Can you tell me about the criticism your writing has received?
There’s a fair degree of snobbery in this business, where writers who are not deemed ‘literary’ are looked down on. I have a great quote on my web page from one such writer who thinks of himself as highbrow. It sums up exactly what I’m talking about.
“William Meikle is… the author of the most clichéd, derivative drivel imaginable… the critical acclaim he receives from his peers is virtually non-existent.”
It’s the last bit that I find interesting. I don’t write in order to get critical acclaim from my peers, and when I’ve encountered writers that do, like the poster of that comment, they are mostly pretentious, boring wankers who frequent message boards where they can massage each others’ egos.

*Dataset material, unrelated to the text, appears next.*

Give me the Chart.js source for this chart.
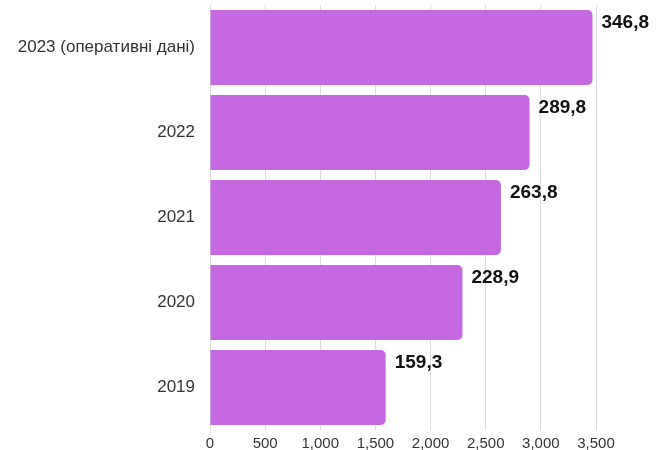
<!DOCTYPE html>
<html>
<head>
<meta charset="utf-8">
<script src="https://cdn.jsdelivr.net/npm/chart.js@4"></script>
<style>
    body { margin: 0; background: #fff; }
    #wrap { width: 656px; height: 450px; }
</style>
</head>
<body>
<div id="wrap"><canvas id="chart" width="656" height="450"></canvas></div>
<script>
// Chart data (bars top to bottom)
const years = ['2023 (оперативні дані)', '2022', '2021', '2020', '2019'];
const values = [3468, 2898, 2638, 2289, 1593];
const valueLabels = ['346,8', '289,8', '263,8', '228,9', '159,3'];
const xTicks = [0, 500, 1000, 1500, 2000, 2500, 3000, 3500];

const barColor = 'rgb(199, 104, 227)';

// Simple plugin to write the value next to the end of each bar
const valueLabelPlugin = {
    id: 'valueLabels',
    afterDatasetsDraw(chart) {
        const ctx = chart.ctx;
        const meta = chart.getDatasetMeta(0);
        ctx.save();
        ctx.font = 'bold 19px "Liberation Sans", Arial, sans-serif';
        ctx.fillStyle = '#111';
        ctx.textAlign = 'left';
        ctx.textBaseline = 'middle';
        meta.data.forEach((bar, i) => {
            const top = bar.y - bar.height / 2;
            ctx.fillText(valueLabels[i], bar.x + 9, top + 13);
        });
        ctx.restore();
    }
};

Chart.defaults.font.family = '"Liberation Sans", Arial, sans-serif';
Chart.defaults.color = '#333';

new Chart(document.getElementById('chart').getContext('2d'), {
    type: 'bar',
    data: {
        labels: years,
        datasets: [{
            data: values,
            backgroundColor: barColor,
            borderRadius: 5,
            borderSkipped: 'start',
            barPercentage: 0.88,
            categoryPercentage: 1.0
        }]
    },
    options: {
        indexAxis: 'y',
        responsive: false,
        animation: false,
        devicePixelRatio: 1,
        layout: {
            padding: { top: 5, right: 60, left: 0, bottom: 0 }
        },
        plugins: {
            legend: { display: false },
            tooltip: { enabled: false }
        },
        scales: {
            x: {
                min: 0,
                max: 3500,
                afterBuildTicks: (scale) => {
                    scale.ticks = xTicks.map(v => ({ value: v }));
                },
                afterFit: (scale) => { scale.height = 20; },
                ticks: {
                    padding: 5,
                    font: { size: 15 },
                    callback: (v) => v.toLocaleString('en-US')
                },
                grid: { color: '#dcdcdc', drawTicks: false },
                border: { display: false }
            },
            y: {
                afterFit: (scale) => {
                    scale.width = 210;
                    scale.paddingTop = 0;
                    scale.paddingBottom = 0;
                },
                ticks: {
                    padding: 15,
                    font: { size: 17 }
                },
                grid: { display: false, drawTicks: false },
                border: { display: false }
            }
        }
    },
    plugins: [valueLabelPlugin]
});
</script>
</body>
</html>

Then there’s the fact that pulp has always had a bad name. I think you have to have grown up with pulp to ‘get’ it. A lot of writers have been told that pulp equals bad plotting and that you have to have deep psychological insight in your work for it to be valid. They’ve also been told that pulp equals bad writing, and they believe it. Whereas I remember the joy I got from early Moorcock, from Mickey Spillane and further back, A.E. Merritt and H. Rider Haggard. I’d love to have a chance to write a Tarzan, John Carter, Allan Quartermain, Mike Hammer or Conan novel, whereas a lot of writers I know would sniff and turn their noses up at the very thought of it. Too many people have never known the sheer pleasure of a fast moving, action based story – not in print anyway. I blame movies for some of this, and good old fashioned elitism and snobbery for the rest.
The good news is, I have publishers who do ‘get’ it. Black Death Books let me indulge my occult PI leanings, and I’ve now found an outlet for my creature features.
How big are these canvasses you intend to paint on?
In the past I have preferred small canvasses, keeping things tight and focusing on character. But over the past year I’ve tried to branch out more. I have an Alien Invasion novel in the works, and a couple of Hollywood-blockbuster style creature features. But I will always return to Derek Adams, walking the streets of a slightly stylised Glasgow that only exists in my mind, and thirty years ago when I stomped the same streets.
What do you know now that you wish you’d known when you started writing?
That I should write what I want to write, not what I think the market wants. I spent too much time trying to force square stories into round holes.